Dear Book Lovers,

What do you do when you and your friends disagree about a serious issue? Can you listen to their side? Will they listen to yours? Can you be friends if you still can’t agree on the issue? Rachel and the Riot, The Labor Movement Divides a Family by Susan Martins Miller wrestles with these questions. I think the author does a good job of helping her young readers think them through.

As the novels opens, it is 1889 in Minneapolis. The city is buzzing about the heated dispute over wages between the streetcar drivers and the company owner. The drivers are threatening to strike. Ten-year-old Rachel is surprised and dismayed at the reactions of her family and friends. Many of them take sides. Her best friends stop talking to each other. An argument between her uncles abruptly ends a family gathering. The strike even causes problems for her older brother’s baseball team.

On Easter Sunday things come to a head in the city. An angry mob of striking drivers and union sympathizers riot and some of them topple two streetcars. Rachel and her family, on their way to a family dinner, are caught up in the crowd and experience the violence first hand.
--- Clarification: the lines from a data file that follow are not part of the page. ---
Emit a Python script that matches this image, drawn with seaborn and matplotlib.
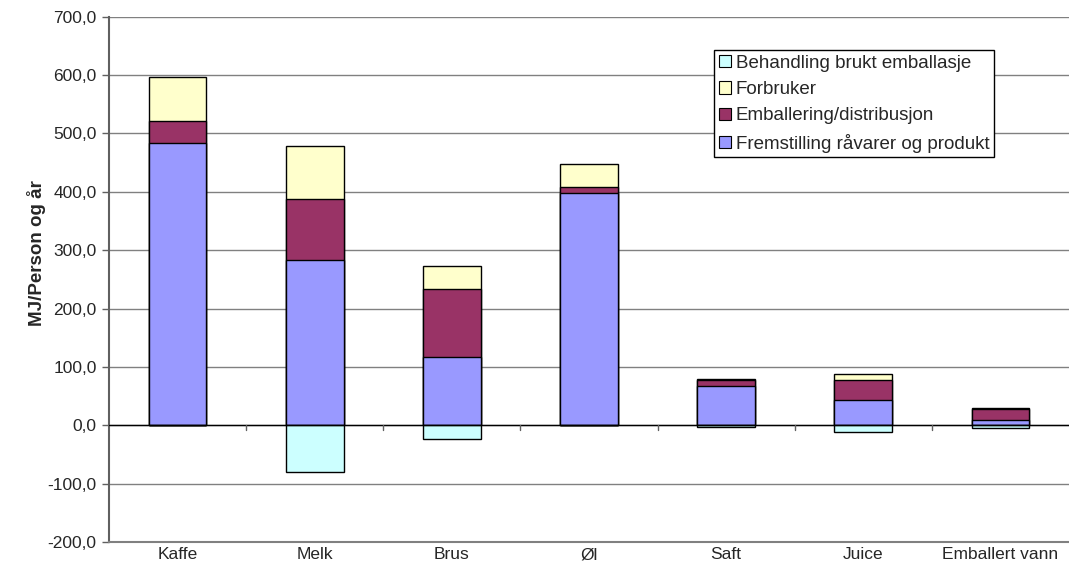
import matplotlib
matplotlib.use("Agg")
import matplotlib.pyplot as plt
from matplotlib.patches import Patch
from matplotlib.ticker import FuncFormatter, MultipleLocator
import numpy as np
import pandas as pd
import seaborn as sns

# Energy use per drink category (MJ per person and year)
categories = ["Kaffe", "Melk", "Brus", "Øl", "Saft", "Juice", "Emballert vann"]
fremstilling = [484, 283, 117, 398, 67, 44, 9]
emballering = [38, 105, 117, 10, 11, 34, 19]
forbruker = [74, 91, 39, 39, 1, 10, 2]
behandling = [0, -80, -24, 0, -3.5, -12, -4.5]

labels = [
    "Fremstilling råvarer og produkt",
    "Emballering/distribusjon",
    "Forbruker",
    "Behandling brukt emballasje",
]
colors = {
    "Fremstilling råvarer og produkt": "#9999FF",
    "Emballering/distribusjon": "#993366",
    "Forbruker": "#FFFFCC",
    "Behandling brukt emballasje": "#CCFFFF",
}

sns.set_theme(style="white")
plt.rcParams["font.family"] = ["Liberation Sans", "DejaVu Sans"]

df = pd.DataFrame({
    "kategori": categories,
    "fremstilling": fremstilling,
    "emballering": emballering,
    "forbruker": forbruker,
    "behandling": behandling,
})
# Cumulative tops for the stacked positive segments
df["lag1"] = df["fremstilling"]
df["lag2"] = df["lag1"] + df["emballering"]
df["lag3"] = df["lag2"] + df["forbruker"]

fig = plt.figure(figsize=(10.69, 5.79), dpi=100)
ax = fig.add_axes([0.102, 0.064, 0.898, 0.907])

# Horizontal gridlines behind the bars
ax.set_axisbelow(True)
ax.yaxis.grid(True, color="#808080", linewidth=1.0)

bar_kw = dict(width=0.42, edgecolor="black", linewidth=1.0, saturation=1, ax=ax)
sns.barplot(data=df, x="kategori", y="lag3", color=colors["Forbruker"], **bar_kw)
sns.barplot(data=df, x="kategori", y="lag2", color=colors["Emballering/distribusjon"], **bar_kw)
sns.barplot(data=df, x="kategori", y="lag1", color=colors["Fremstilling råvarer og produkt"], **bar_kw)
sns.barplot(data=df, x="kategori", y="behandling", color=colors["Behandling brukt emballasje"], **bar_kw)

ax.axhline(0, color="black", linewidth=1.0, zorder=3)

ax.set_xlim(-0.5, len(categories) - 0.5)
ax.set_ylim(-200, 700)
ax.yaxis.set_major_locator(MultipleLocator(100))
ax.yaxis.set_major_formatter(FuncFormatter(lambda v, p: f"{v:.1f}".replace(".", ",")))

ax.set_xlabel("")
ax.set_ylabel("MJ/Person og år", fontsize=13.5, fontweight="bold")
ax.yaxis.set_label_coords(-0.066, 0.55)

for side in ["top", "right"]:
    ax.spines[side].set_visible(False)
ax.spines["left"].set_color("#606060")
ax.spines["left"].set_linewidth(1.5)
ax.spines["bottom"].set_color("#808080")
ax.spines["bottom"].set_linewidth(1.5)

ax.tick_params(axis="y", which="major", length=5, width=1, color="#606060",
               left=True, labelsize=12.5, pad=4)
ax.tick_params(axis="x", which="major", length=0, labelsize=12.5, pad=4)
# Small marks on the zero line between the categories
for xb in np.arange(0.5, len(categories) - 0.5, 1.0):
    ax.plot([xb, xb], [0, -9], color="#606060", linewidth=1, zorder=3)

handles = [Patch(facecolor=colors[l], edgecolor="black", linewidth=0.8) for l in labels[::-1]]
leg = ax.legend(handles, labels[::-1], loc="upper left", bbox_to_anchor=(0.630, 0.937),
                fontsize=13.5, frameon=True, fancybox=False, edgecolor="black",
                framealpha=1, borderpad=0.25, labelspacing=0.5, handlelength=0.64,
                handleheight=0.64, handletextpad=0.28, borderaxespad=0)
leg.get_frame().set_linewidth(1.0)

fig.savefig("out.png", dpi=100)
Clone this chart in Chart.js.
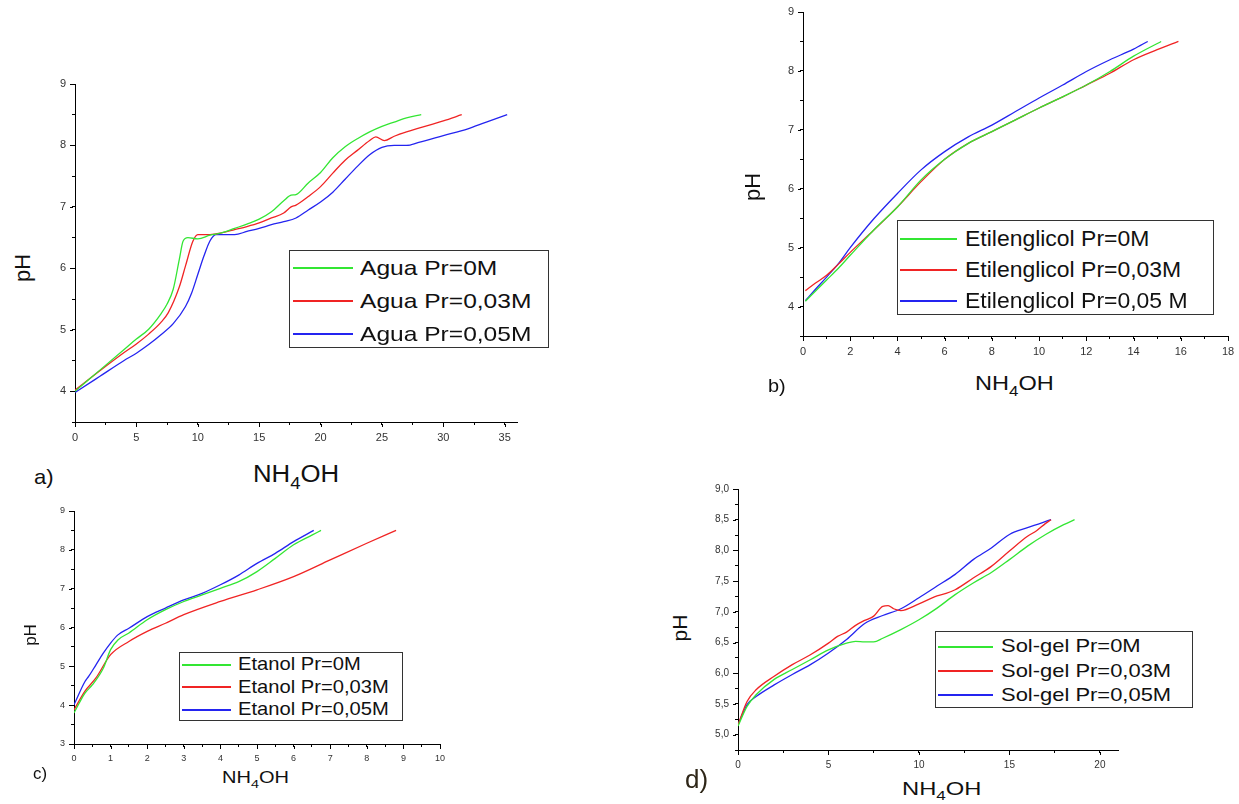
<!DOCTYPE html>
<html>
<head>
<meta charset="utf-8">
<script src="https://cdn.jsdelivr.net/npm/chart.js@4.4.0/dist/chart.umd.min.js"></script>
<style>
body{margin:0;background:#fff;width:1239px;height:804px;position:relative;overflow:hidden;font-family:"Liberation Sans",Arial,sans-serif;color:#111}
canvas{position:absolute}
.t{position:absolute;line-height:1;white-space:nowrap;transform-origin:0 0}
.t sub{font-size:0.72em;line-height:0;vertical-align:-0.4em}
.v{position:absolute;line-height:1;white-space:nowrap;transform:translate(-50%,-50%) rotate(-90deg)}
.lg{position:absolute;border:1px solid #333;box-sizing:border-box;background:#fff}
.sw{position:absolute;height:2px}
.lt{position:absolute;white-space:nowrap;transform-origin:0 50%;color:#111}
</style>
</head>
<body>
<script>
// a) Agua
var aguaX0 = [0,2,4,5,6,7,7.5,8,8.5,8.8,9.2,10,11,12,13,14,15,16,17,17.6,18,19,20,21,22,23,24,25,26,27,28.2];
var aguaY0 = [4.0,4.34,4.68,4.85,5.01,5.26,5.42,5.66,6.15,6.44,6.5,6.48,6.54,6.58,6.65,6.72,6.8,6.92,7.1,7.19,7.2,7.39,7.56,7.8,7.98,8.11,8.22,8.31,8.38,8.45,8.5];
var aguaX03 = [0,2,4,5,6,7,7.6,8.5,9,9.6,10,11,12,13,14,15,16,17,17.6,18,19,20,21,22,23,24,24.5,25.2,26,27,28,29,30,31.5];
var aguaY03 = [4.02,4.33,4.63,4.77,4.93,5.12,5.28,5.7,6.04,6.44,6.55,6.55,6.58,6.63,6.68,6.74,6.82,6.9,7.0,7.03,7.17,7.33,7.55,7.76,7.92,8.08,8.14,8.08,8.15,8.22,8.28,8.34,8.4,8.5];
var aguaX05 = [0,2,4,5,6,7,8,9,9.5,10,10.5,11,11.5,12,13,14,15,16,17,18,19,20,21,22,23,24,25,26,27,28,30,32,33.5,35.2];
var aguaY05 = [3.98,4.24,4.5,4.62,4.76,4.92,5.1,5.38,5.6,5.9,6.2,6.45,6.55,6.55,6.55,6.6,6.65,6.71,6.76,6.82,6.95,7.08,7.24,7.45,7.66,7.85,7.97,8.0,8.0,8.05,8.16,8.27,8.38,8.5];

// b) Etilenglicol
var etilX0 = [0.1,0.5,1,1.5,2,3,4,5,6,7,8,9,10,11,12,13,14,15.17];
var etilY0 = [4.09,4.25,4.45,4.65,4.87,5.3,5.69,6.15,6.5,6.77,6.97,7.17,7.37,7.56,7.76,7.99,8.25,8.5];
var etilX03 = [0.1,0.5,1,1.5,2,3,4,5,6,7,8,9,10,11,12,13,14,15,15.9];
var etilY03 = [4.27,4.39,4.53,4.72,4.92,5.3,5.69,6.12,6.5,6.77,6.97,7.17,7.37,7.56,7.76,7.96,8.19,8.36,8.5];
var etilX05 = [0.1,0.5,1,1.5,2,3,4,5,6,7,8,9,10,11,12,13,14,14.6];
var etilY05 = [4.1,4.28,4.5,4.73,5.0,5.49,5.92,6.32,6.63,6.88,7.08,7.31,7.54,7.76,7.99,8.19,8.37,8.5];

// c) Etanol
var etanX0 = [0,0.3,0.5,0.8,1,1.2,1.5,2,2.5,3,3.5,4,4.5,5,5.5,6,6.5,6.75];
var etanY0 = [3.8,4.31,4.52,4.95,5.43,5.68,5.86,6.2,6.46,6.67,6.84,7.01,7.18,7.44,7.78,8.13,8.38,8.5];
var etanX03 = [0,0.3,0.6,1,1.5,2,2.5,3,4,5,6,7,8,8.8];
var etanY03 = [3.88,4.36,4.7,5.3,5.64,5.9,6.11,6.33,6.67,6.97,7.31,7.74,8.17,8.5];
var etanX05 = [0,0.3,0.4,0.6,0.8,1,1.2,1.5,2,2.5,3,3.5,4,4.5,5,5.5,6,6.55];
var etanY05 = [4.01,4.61,4.74,5.04,5.34,5.6,5.81,5.98,6.28,6.5,6.71,6.88,7.1,7.35,7.65,7.91,8.21,8.5];

// d) Sol-gel
var solX0 = [0,0.5,1,2,3,4,5,6,6.5,7,7.5,8,9,10,11,12,13,14,15,16,17,18,18.6];
var solY0 = [5.14,5.46,5.65,5.9,6.06,6.22,6.38,6.49,6.52,6.51,6.51,6.57,6.71,6.87,7.06,7.28,7.47,7.64,7.85,8.07,8.26,8.42,8.5];
var solX03 = [0,0.5,1,2,3,4,5,5.5,6,6.5,7,7.5,8,8.3,8.6,9,10,11,11.5,12,13,14,15,16,16.5,17,17.3];
var solY03 = [5.16,5.54,5.73,5.95,6.14,6.3,6.49,6.6,6.67,6.78,6.86,6.93,7.09,7.1,7.05,7.02,7.13,7.26,7.3,7.36,7.55,7.74,7.99,8.23,8.32,8.44,8.5];
var solX05 = [0,0.5,1,2,3,4,5,6,7,8,9,10,11,12,13,14,15,16,17.3];
var solY05 = [5.16,5.49,5.62,5.81,5.98,6.14,6.33,6.55,6.81,6.94,7.05,7.23,7.42,7.61,7.85,8.04,8.26,8.37,8.5];

var labelsAgua = ['Agua Pr=0M','Agua Pr=0,03M','Agua Pr=0,05M'];
var labelsEtil = ['Etilenglicol Pr=0M','Etilenglicol Pr=0,03M','Etilenglicol Pr=0,05 M'];
var labelsEtan = ['Etanol Pr=0M','Etanol Pr=0,03M','Etanol Pr=0,05M'];
var labelsSol = ['Sol-gel Pr=0M','Sol-gel Pr=0,03M','Sol-gel Pr=0,05M'];

var colors = ['#33e633','#f02424','#2424f0'];

Chart.defaults.font.family = '"Liberation Sans", Arial, sans-serif';

// minor ticks are drawn by the grid (3px), major ones get 2px more here
var majorTicks = {
  id: 'majorTicks',
  afterDraw: function(chart) {
    var ctx = chart.ctx;
    ctx.save();
    ctx.strokeStyle = '#000';
    ctx.lineWidth = 1;
    ['x', 'y'].forEach(function(k) {
      var s = chart.scales[k];
      s.ticks.forEach(function(t, i) {
        if (!t.label) return;
        var p = Math.round(s.getPixelForTick(i)) + 0.5;
        ctx.beginPath();
        if (k === 'x') { ctx.moveTo(p, s.top + 2); ctx.lineTo(p, s.top + 5); }
        else { ctx.moveTo(s.right - 2, p); ctx.lineTo(s.right - 5, p); }
        ctx.stroke();
      });
    });
    ctx.restore();
  }
};

function pts(xs, ys) { return xs.map(function(x, i) { return {x: x, y: ys[i]}; }); }

function plain(v) { return String(v); }
function comma(v) { return v.toFixed(1).replace('.', ','); }

function axis(min, max, step, major, size, fmt, fit) {
  return {
    type: 'linear', min: min, max: max,
    ticks: {
      stepSize: step, autoSkip: false, maxRotation: 0, includeBounds: false,
      padding: 6, color: '#333', font: {size: size},
      callback: function(v) { var r = v / major; return Math.abs(r - Math.round(r)) < 1e-6 ? fmt(v) : ''; }
    },
    grid: {drawOnChartArea: false, tickLength: 3, color: '#000'},
    border: {color: '#000', width: 1},
    afterFit: fit
  };
}

function panel(box, xs, ys, xAxis, yAxis) {
  var cv = document.createElement('canvas');
  cv.width = box[2]; cv.height = box[3];
  cv.style.left = box[0] + 'px'; cv.style.top = box[1] + 'px';
  document.body.appendChild(cv);
  new Chart(cv, {
    type: 'line',
    data: {datasets: xs.map(function(x, i) {
      return {data: pts(x, ys[i]), borderColor: colors[i], borderWidth: 1.3, pointRadius: 0,
              cubicInterpolationMode: 'monotone', fill: false};
    })},
    options: {
      responsive: false, animation: false, events: [],
      layout: {padding: {top: 14, right: 15, left: 0, bottom: 0}},
      plugins: {legend: {display: false}, tooltip: {enabled: false}},
      scales: {x: xAxis, y: yAxis}
    },
    plugins: [majorTicks]
  });
}

function yFit(s) { s.width = 40; }
function xFit(s) { s.height = 25; }

panel([35, 70, 497, 377], [aguaX0, aguaX03, aguaX05], [aguaY0, aguaY03, aguaY05],
  axis(0, 36, 2.5, 5, 11, plain, xFit), axis(3.5, 9, 0.5, 1, 11, plain, yFit));
panel([763, -2, 480, 363], [etilX0, etilX03, etilX05], [etilY0, etilY03, etilY05],
  axis(0, 18, 1, 2, 11, plain, xFit), axis(3.5, 9, 0.5, 1, 11, plain, yFit));
panel([34, 497, 421, 272], [etanX0, etanX03, etanX05], [etanY0, etanY03, etanY05],
  axis(0, 10, 0.5, 1, 9, plain, xFit), axis(3, 9, 0.5, 1, 9, plain, yFit));
panel([698, 475, 435, 300], [solX0, solX03, solX05], [solY0, solY03, solY05],
  axis(0, 21, 2.5, 5, 10, plain, xFit), axis(4.75, 9, 0.25, 0.5, 10, comma, yFit));

function text(html, left, base, size, sx, color) {
  var d = document.createElement('div');
  d.className = 't';
  d.innerHTML = html;
  d.style.left = left + 'px';
  d.style.top = (base - 0.847 * size) + 'px';
  d.style.fontSize = size + 'px';
  d.style.transform = 'scaleX(' + sx + ')';
  if (color) d.style.color = color;
  document.body.appendChild(d);
}
function vtext(html, cx, cy, size) {
  var d = document.createElement('div');
  d.className = 'v';
  d.innerHTML = html;
  d.style.left = cx + 'px'; d.style.top = cy + 'px';
  d.style.fontSize = size + 'px';
  document.body.appendChild(d);
}
function legend(box, labels, firstRow, rowH, sw, textX, size, sx) {
  var d = document.createElement('div');
  d.className = 'lg';
  d.style.left = box[0] + 'px'; d.style.top = box[1] + 'px';
  d.style.width = box[2] + 'px'; d.style.height = box[3] + 'px';
  document.body.appendChild(d);
  labels.forEach(function(lab, i) {
    var cy = firstRow + i * rowH;
    var s = document.createElement('div');
    s.className = 'sw';
    s.style.left = sw[0] + 'px'; s.style.width = (sw[1] - sw[0]) + 'px';
    s.style.top = (cy - 1) + 'px';
    s.style.background = colors[i];
    document.body.appendChild(s);
    var t = document.createElement('div');
    t.className = 'lt';
    t.textContent = lab;
    t.style.left = textX + 'px';
    t.style.top = (cy - rowH / 2) + 'px';
    t.style.height = rowH + 'px';
    t.style.lineHeight = rowH + 'px';
    t.style.fontSize = size + 'px';
    t.style.transform = 'scaleX(' + sx + ')';
    document.body.appendChild(t);
  });
}

var nh = 'NH<sub>4</sub>OH';

// a)
vtext('pH', 23, 268, 22);
text(nh, 253, 482, 23, 1.12);
text('a)', 34, 484, 21, 1.05);
legend([289, 250, 260, 98], labelsAgua, 267.5, 33, [293, 353], 360, 21, 1.17);

// b)
vtext('pH', 753, 187, 22);
text(nh, 975, 390, 21, 1.12);
text('b)', 768, 392, 19, 1.05);
legend([897, 220, 317, 95], labelsEtil, 238.5, 31, [900, 957], 965, 22.5, 1.02);

// c)
vtext('pH', 30, 635, 17);
text(nh, 222, 784, 16, 1.25);
text('c)', 33, 780, 16, 1.05);
legend([179, 652, 224, 69], labelsEtan, 664.5, 22.5, [182, 231], 238, 17.7, 1.14);

// d)
vtext('pH', 679, 628, 21);
text(nh, 902, 795, 19, 1.25);
text('d)', 685, 788, 26, 1.0, '#2e2618');
legend([935, 631, 258, 77], labelsSol, 646.5, 24.3, [938, 993], 1001, 18.6, 1.18);
</script>
</body>
</html>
The turbulent events of the adult world do impact the lives of children. Kids want to know and need to learn how to respond. Rachel and the Riot gives some insights and I think will provoke some good thinking on the part of its readers.

The story stresses the need for people to act responsibly and respectfully even when they disagree strongly. It points to the need for prayer and acknowledges God’s help in resolving conflicts. The story also offers that friends who disagree can still be friends if they are willing to put aside their differences and focus on common goals. A subplot about accepting and befriending an immigrant girl broadens the story’s theme.

The novel has a lot of kid interest—making friends, learning to bake, playing baseball, family life, and parties. The book is one of the Sisters in Time series. I think it will appeal to girls in the upper elementary grades.